The spot energy of femtosecond lasers on the surface of thin TC4 formed microstructural topography; with the increase in laser fluence, the surface roughness significantly increased. Moreover, compared to the TC4 substrate, the dimples on the tensile fracture surface after LSI were deeper, and the size of the dimples also underwent noticeable changes. The high energy density induced by lasers alters the orientation of grains and the structure of grain boundaries, resulting in grain refinement on the TC4 surface, forming a structure with finer grains on the surface and coarser grains internally. This grain structure densifies and strengthens the grain boundaries, altering the movement of dislocations, with dislocations accumulating at heterogeneous interfaces, thereby improving the overall tensile strength of the material.

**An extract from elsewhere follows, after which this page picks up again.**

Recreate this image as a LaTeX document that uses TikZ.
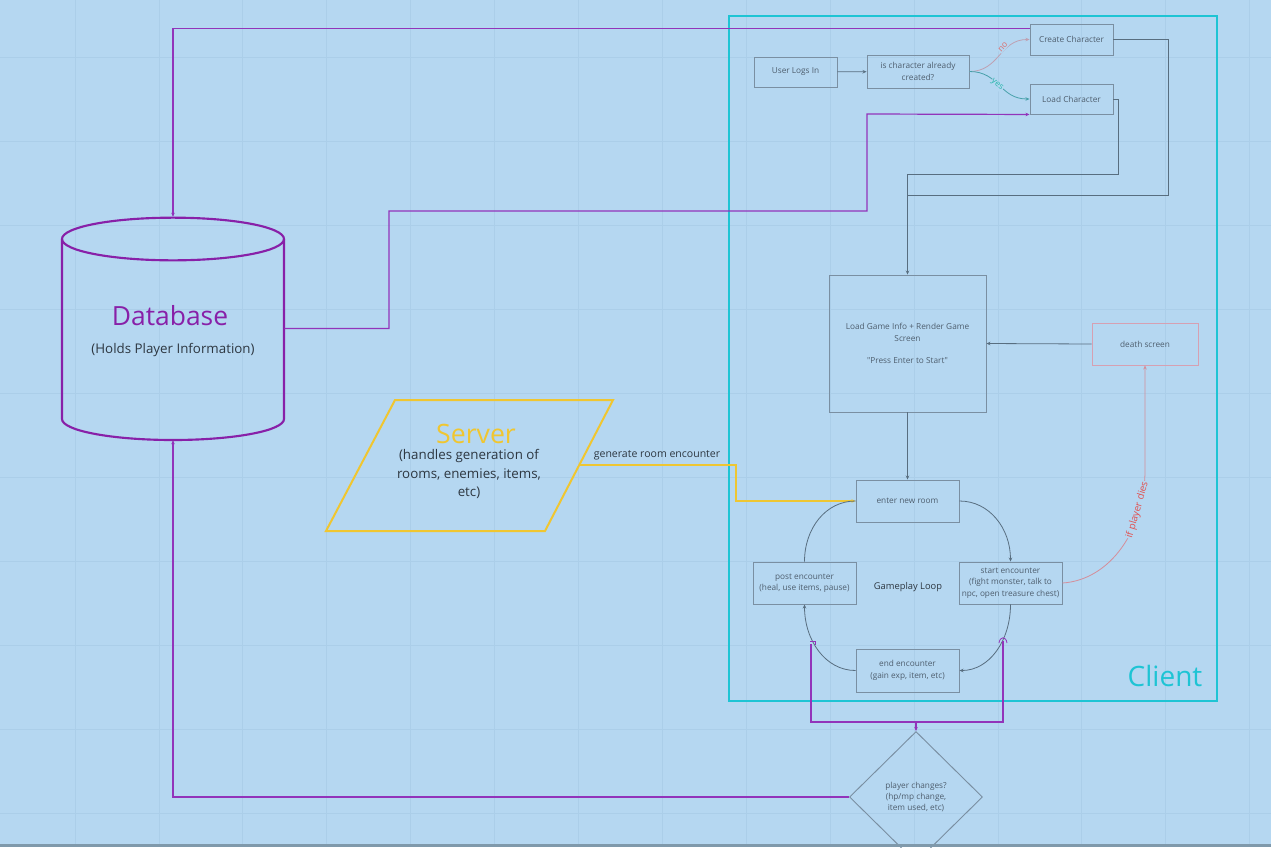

In an atmospheric environment, femtosecond laser ablation of the surface of thin TC4 led to varying degrees of mild oxidation. With Fp promotion, the generation of TiO₂ improved. Laser treatment can generate residual stresses and exacerbate the formation of dislocations. The exacerbation of dislocation contributed to the improvement of the strength of TC4. In this study, 10 J/cm² was identified as the threshold for changes in tensile strength; when exceeded, the tensile properties of TC4 are reduced.